Dialoghi vivaci, molto humor e una serie di personaggi divertenti - un padre infedele, una madre snob e il ritratto di un fratello morto che con sguardo vigile e inquisitorio veglia su quanto accade in casa allo scopo di impedire le nozze di sua nipote con un giovane che l'unica colpa che ha è di essere siriano - sono gli ingredienti di questa commedia che conta alcuni attori siriani molto noti. Con leggerezza e eleganza, Mahbas affronta un tema molto delicato, ''tabù'', come spiega la stessa regista, quello della relazione conflittuale e complicata tra due popoli vicini e molto simili, separati dalla storia.

Quella che per lungo tempo ha visto Damasco interferire pesantemente negli affari interni libanesi dall'inizio della guerra civile (1975-1990) fino alla fine dell'occupazione da parte delle truppe siriane nel 2005. In questo suo primo lungometraggio Boutros rievoca l'intolleranza e i cliché degli uni verso gli altri. Un tema che continua a essere di grande attualità. L'uscita del film lo scorso anno in Libano, ha coinciso con una recrudescenza del sentimento di razzismo nei confronti dei siriani rifugiati, ormai oltre 1,5 milioni in territorio libanese. ''Ma quello che ci unisce è molto più grande di quanto ci divide'', sostiene Boutros. Dai rapporti tra libanesi e siriani, alla guerra che ha devastato la Siria, il Festival del Cairo propone altre tre pellicole dedicate al Paese mediorientale: Rain of Homs (2017) del regista Joud Said, che narra la vita nella città vecchia della ''capitale della rivoluzione'', bastione dei ribelli dal dicembre 2012 al maggio 2014 quando viene ripresa dall'esercito regolare siriano. Said, trentaseienne regista siriano, gira gli ultimi tre mesi di assedio prima della liberazione. Protagoniste sono due sorelle, che con l'aiuto di un sacerdote, durante una evacuazione di civili, entrano nella città vecchia per cercare il fratello. Scheletri di cemento, distruzione, macerie, che raccontano la storia di chi non c'è più, di chi forse è morto o è fuggito, diventando un rifugiato. Sempre nella sezione dedicata al cinema arabo, il Festival del Cairo propone The Bees way (Tariq al Nahl, titolo di una canzone della famosa cantante libanese Fairouz), ultimo film (2017) di Abdellatif Abdelhamid.

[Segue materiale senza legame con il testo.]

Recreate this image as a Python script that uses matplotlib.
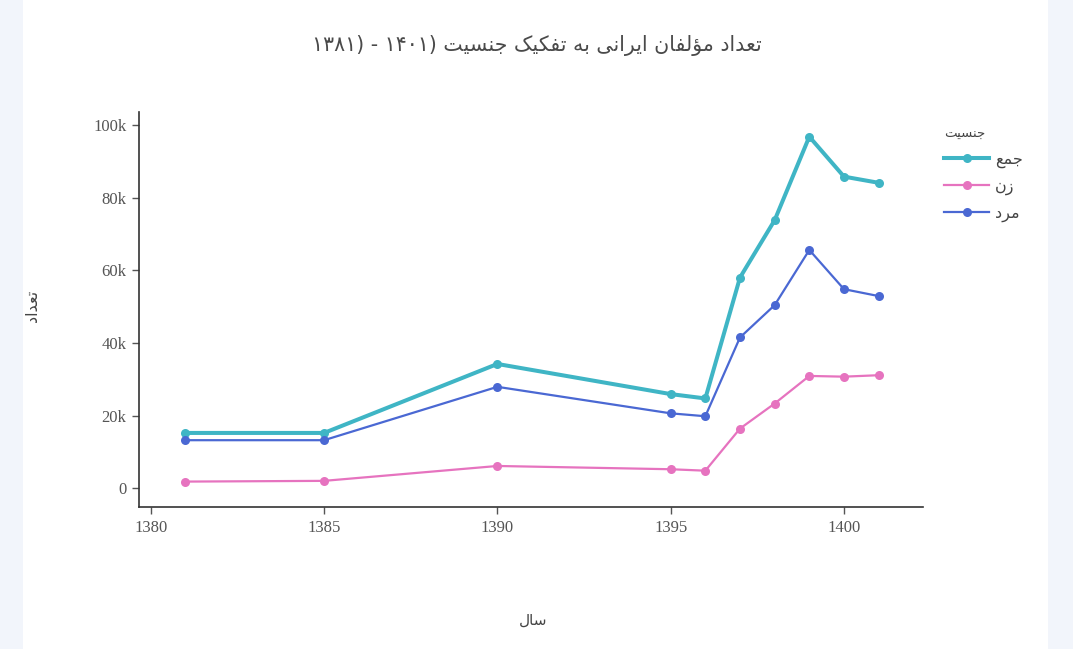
import matplotlib
matplotlib.use("Agg")
import matplotlib.pyplot as plt
from matplotlib.patches import Rectangle
from matplotlib.lines import Line2D
from matplotlib.ticker import FuncFormatter

# ---------------- data ----------------
years = [1381, 1385, 1390, 1395, 1396, 1397, 1398, 1399, 1400, 1401]
total = [15200, 15200, 34200, 25900, 24700, 58000, 73800, 96800, 85800, 84100]
women = [1800, 2000, 6100, 5200, 4800, 16400, 23300, 30900, 30700, 31100]
men = [13200, 13200, 27900, 20600, 19800, 41500, 50400, 65600, 54800, 52900]
series_names = ["جمع", "زن", "مرد"]
x_ticks = [1380, 1385, 1390, 1395, 1400]
y_ticks = [0, 20000, 40000, 60000, 80000, 100000]
title_text = "تعداد مؤلفان ایرانی به تفکیک جنسیت (۱۴۰۱ - (۱۳۸۱"
x_label = "سال"
y_label = "تعداد"
legend_title = "جنسیت"

# ---------------- minimal Persian shaping ----------------
FORMS = {  # iso, fin, ini, med
    "ا": ("\uFE8D", "\uFE8E", None, None),
    "د": ("\uFEA9", "\uFEAA", None, None),
    "ر": ("\uFEAD", "\uFEAE", None, None),
    "ز": ("\uFEAF", "\uFEB0", None, None),
    "ؤ": ("\uFE85", "\uFE86", None, None),
    "و": ("\uFEED", "\uFEEE", None, None),
    "ب": ("\uFE8F", "\uFE90", "\uFE91", "\uFE92"),
    "ت": ("\uFE95", "\uFE96", "\uFE97", "\uFE98"),
    "ج": ("\uFE9D", "\uFE9E", "\uFE9F", "\uFEA0"),
    "س": ("\uFEB1", "\uFEB2", "\uFEB3", "\uFEB4"),
    "ع": ("\uFEC9", "\uFECA", "\uFECB", "\uFECC"),
    "ف": ("\uFED1", "\uFED2", "\uFED3", "\uFED4"),
    "ل": ("\uFEDD", "\uFEDE", "\uFEDF", "\uFEE0"),
    "م": ("\uFEE1", "\uFEE2", "\uFEE3", "\uFEE4"),
    "ن": ("\uFEE5", "\uFEE6", "\uFEE7", "\uFEE8"),
    "ه": ("\uFEE9", "\uFEEA", "\uFEEB", "\uFEEC"),
    "ک": ("\uFB8E", "\uFB8F", "\uFB90", "\uFB91"),
    "ی": ("\uFBFC", "\uFBFD", "\uFBFE", "\uFBFF"),
}
MIRROR = {"(": ")", ")": "("}


def shape(text):
    out = []
    n = len(text)
    for i, c in enumerate(text):
        if c not in FORMS:
            out.append(c)
            continue
        iso, fin, ini, med = FORMS[c]
        prev = text[i - 1] if i > 0 else ""
        nxt = text[i + 1] if i + 1 < n else ""
        jp = prev in FORMS and FORMS[prev][2] is not None
        jn = ini is not None and nxt in FORMS
        if jp and jn:
            out.append(med)
        elif jp:
            out.append(fin)
        elif jn:
            out.append(ini)
        else:
            out.append(iso)
    return "".join(out)


def rtl(text):
    s = shape(text)
    runs, cur, isdig = [], "", None
    for c in s:
        d = c.isdigit()
        if cur and d != isdig:
            runs.append((cur, isdig))
            cur = ""
        cur += c
        isdig = d
    if cur:
        runs.append((cur, isdig))
    vis = []
    for r, d in reversed(runs):
        if d:
            vis.append(r)
        else:
            vis.append("".join(MIRROR.get(ch, ch) for ch in reversed(r)))
    return "".join(vis)


FA = ["DejaVu Sans"]
SERIF = ["Liberation Serif", "DejaVu Serif"]

colors = ["#3fb5c5", "#e673bf", "#4a68d3"]
widths = [2.9, 1.6, 1.6]
data = [total, women, men]

# ---------------- figure ----------------
fig = plt.figure(figsize=(10.73, 6.49), dpi=100)
fig.patch.set_facecolor("white")
fig.patches.append(Rectangle((0, 0), 23 / 1073, 1, transform=fig.transFigure,
                             facecolor="#f2f5fb", edgecolor="none", zorder=-10))
fig.patches.append(Rectangle((1048 / 1073, 0), 25 / 1073, 1, transform=fig.transFigure,
                             facecolor="#f2f5fb", edgecolor="none", zorder=-10))

ax = fig.add_axes([139 / 1073, 1 - 507 / 649, (923 - 139) / 1073, (507 - 112) / 649])
ax.set_facecolor("white")

handles = []
for vals, col, lw, name in zip(data, colors, widths, series_names):
    ax.plot(years, vals, color=col, lw=lw, marker="o", ms=6.5,
            markeredgewidth=0, solid_capstyle="round", solid_joinstyle="round")
    handles.append(Line2D([], [], color=col, lw=lw, marker="o", ms=6.5,
                          markeredgewidth=0, label=rtl(name)))

ax.set_xlim(1379.66, 1402.28)
ax.set_ylim(-5200, 103600)
ax.set_xticks(x_ticks)
ax.set_yticks(y_ticks)
ax.yaxis.set_major_formatter(FuncFormatter(lambda v, p: "0" if v == 0 else f"{int(v/1000)}k"))

for s in ["top", "right"]:
    ax.spines[s].set_visible(False)
for s in ["left", "bottom"]:
    ax.spines[s].set_color("#333333")
    ax.spines[s].set_linewidth(1.2)
ax.tick_params(axis="both", direction="out", length=5, width=1, color="#555555",
               labelcolor="#555555", labelsize=12, pad=4)
for lab in ax.get_xticklabels() + ax.get_yticklabels():
    lab.set_family(SERIF)

fig.text(0.5, 1 - 45 / 649, rtl(title_text), ha="center", va="center",
         fontsize=14.8, color="#4a4a4a", family=FA)
fig.text(533 / 1073, 1 - 620 / 649, rtl(x_label), ha="center", va="center",
         fontsize=11, color="#444444", family=FA)
fig.text(33 / 1073, 1 - 306 / 649, rtl(y_label), ha="center", va="center",
         rotation=90, fontsize=11.5, color="#444444", family=FA)

leg = fig.legend(handles=handles, loc="upper left",
                 bbox_to_anchor=(930 / 1073, 1 - 113 / 649), frameon=False,
                 title=rtl(legend_title), alignment="left", handlelength=2.8,
                 handletextpad=0.35, labelspacing=0.68, numpoints=1,
                 prop={"family": FA, "size": 11.5},
                 title_fontproperties={"family": FA, "size": 9.5})
leg.get_title().set_color("#444444")
for t in leg.get_texts():
    t.set_color("#444444")

fig.savefig("out.png", dpi=100)
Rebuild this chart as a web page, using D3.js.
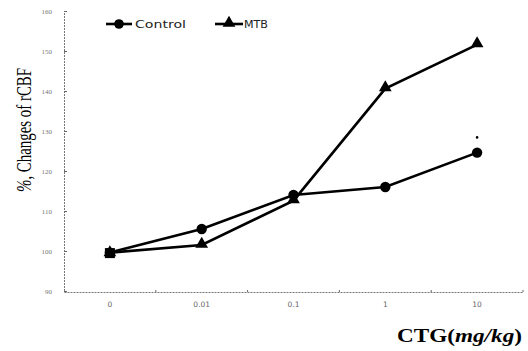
<!DOCTYPE html>
<html><head><meta charset="utf-8">
<script src="https://cdn.jsdelivr.net/npm/d3@7/dist/d3.min.js"></script>
<style>body{margin:0;background:#fff}svg{display:block}</style>
</head><body>
<svg id="c" width="528" height="351"></svg>
<script>
const categories = ["0", "0.01", "0.1", "1", "10"];
const controlValues = [99.6, 105.5, 114, 116, 124.6];
const mtbValues = [99.6, 101.5, 112.6, 140.6, 151.6];
const yTicks = [90, 100, 110, 120, 130, 140, 150, 160];
const seriesNames = ["Control", "MTB"];

const svg = d3.select("#c");
const x = d3.scaleBand().domain(categories).range([64, 523]).padding(0);
const y = d3.scaleLinear().domain([90, 160]).range([291, 11]);
const cx = d => x(d) + x.bandwidth() / 2;

// axes
const yAxis = d3.axisRight(y).tickValues(yTicks).tickSize(3).tickFormat(d3.format("d"));
const gy = svg.append("g").attr("transform", "translate(64,0)").call(yAxis);
gy.select(".domain").attr("stroke", "#777").attr("stroke-width", 1).attr("stroke-dasharray", "2,1");
gy.selectAll(".tick line").attr("stroke", "#666");
gy.selectAll(".tick text").attr("x", -12).attr("text-anchor", "end")
  .attr("font-family", "Liberation Serif").attr("font-size", 7).attr("fill", "#777");

const xAxis = d3.axisBottom(x).tickSize(0).tickPadding(10);
const gx = svg.append("g").attr("transform", "translate(0,292)").call(xAxis);
gx.select(".domain").attr("stroke", "#777").attr("stroke-width", 1).attr("stroke-dasharray", "2,1");
gx.selectAll(".tick text").attr("font-family", "DejaVu Sans").attr("font-size", 7.5).attr("fill", "#666");
const bounds = categories.slice(1).map(c => x(c)).concat([x.range()[1]]);
gx.selectAll(".btick").data(bounds).enter().append("line")
  .attr("x1", d => d).attr("x2", d => d).attr("y1", 0).attr("y2", -2).attr("stroke", "#666");

// lines
const line = d3.line().x((d, i) => cx(categories[i])).y(d => y(d));
svg.append("path").datum(controlValues).attr("d", line).attr("fill", "none").attr("stroke", "#000").attr("stroke-width", 2.6);
svg.append("path").datum(mtbValues).attr("d", line).attr("fill", "none").attr("stroke", "#000").attr("stroke-width", 2.6);

const tri = d3.symbol().type(d3.symbolTriangle).size(70);
svg.selectAll(".mtb").data(mtbValues).enter().append("path")
  .attr("d", tri).attr("transform", (d, i) => `translate(${cx(categories[i])},${y(d) - (i === 0 ? 0 : 1)})`).attr("fill", "#000");
svg.selectAll(".ctl").data(controlValues).enter().append("circle")
  .attr("cx", (d, i) => cx(categories[i])).attr("cy", d => y(d)).attr("r", 5.2).attr("fill", "#000");
svg.append("rect").attr("x", cx(categories[0]) - 5).attr("y", y(controlValues[0]) - 4.5).attr("width", 10).attr("height", 10).attr("fill", "#000");

// significance dot
svg.append("circle").attr("cx", cx(categories[4])).attr("cy", y(controlValues[4] + 3.8)).attr("r", 1.3).attr("fill", "#000");

// legend
const leg = [{ name: seriesNames[0], x1: 106, x2: 132, t: "circle" }, { name: seriesNames[1], x1: 215, x2: 243, t: "tri" }];
leg.forEach(l => {
  svg.append("line").attr("x1", l.x1).attr("x2", l.x2).attr("y1", 24).attr("y2", 24).attr("stroke", "#000").attr("stroke-width", 2.6);
  const m = (l.x1 + l.x2) / 2;
  if (l.t === "circle") svg.append("circle").attr("cx", m).attr("cy", 24).attr("r", 4.8).attr("fill", "#000");
  else svg.append("path").attr("d", tri).attr("transform", `translate(${m},23)`).attr("fill", "#000");
});
svg.append("text").attr("x", 135).attr("y", 28).attr("font-family", "DejaVu Sans").attr("font-size", 11)
  .attr("textLength", 51).attr("lengthAdjust", "spacingAndGlyphs").attr("fill", "#222").text(seriesNames[0]);
svg.append("text").attr("x", 244).attr("y", 28).attr("font-family", "DejaVu Sans").attr("font-size", 11)
  .attr("textLength", 24).attr("lengthAdjust", "spacingAndGlyphs").attr("fill", "#222").text(seriesNames[1]);

// axis titles
svg.append("text").attr("transform", "translate(31,130) rotate(-90)").attr("text-anchor", "middle")
  .attr("font-family", "Liberation Serif").attr("font-size", 21).attr("fill", "#000")
  .attr("textLength", 124).attr("lengthAdjust", "spacingAndGlyphs")
  .html('<tspan font-style="italic">%</tspan>, Changes of rCBF');
const xt = svg.append("text").attr("x", 397).attr("y", 342).attr("font-family", "Liberation Serif")
  .attr("font-size", 18).attr("font-weight", "bold").attr("fill", "#000")
  .attr("textLength", 125).attr("lengthAdjust", "spacingAndGlyphs");
xt.append("tspan").text("CTG(");
xt.append("tspan").attr("font-style", "italic").text("mg/kg");
xt.append("tspan").text(")");
</script>
</body></html>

Il noto regista siriano (classe 1954), sceglie di narrare la vicenda di due fratelli, tormentati dal desiderio di fuggire degli orrori della guerra o restare a Damasco. Infine, arriva nella capitale egiziana Insyriated del regista belga Philippe Van Leeuw (in Selezione Ufficiale alla Festa del Cinema di Roma 2017), film di guerra ambientato in una casa di Damasco, in Siria, dove un piccolo gruppo di persone vive rinchiuso per difendersi dalla violenza esterna. (ANSAmed).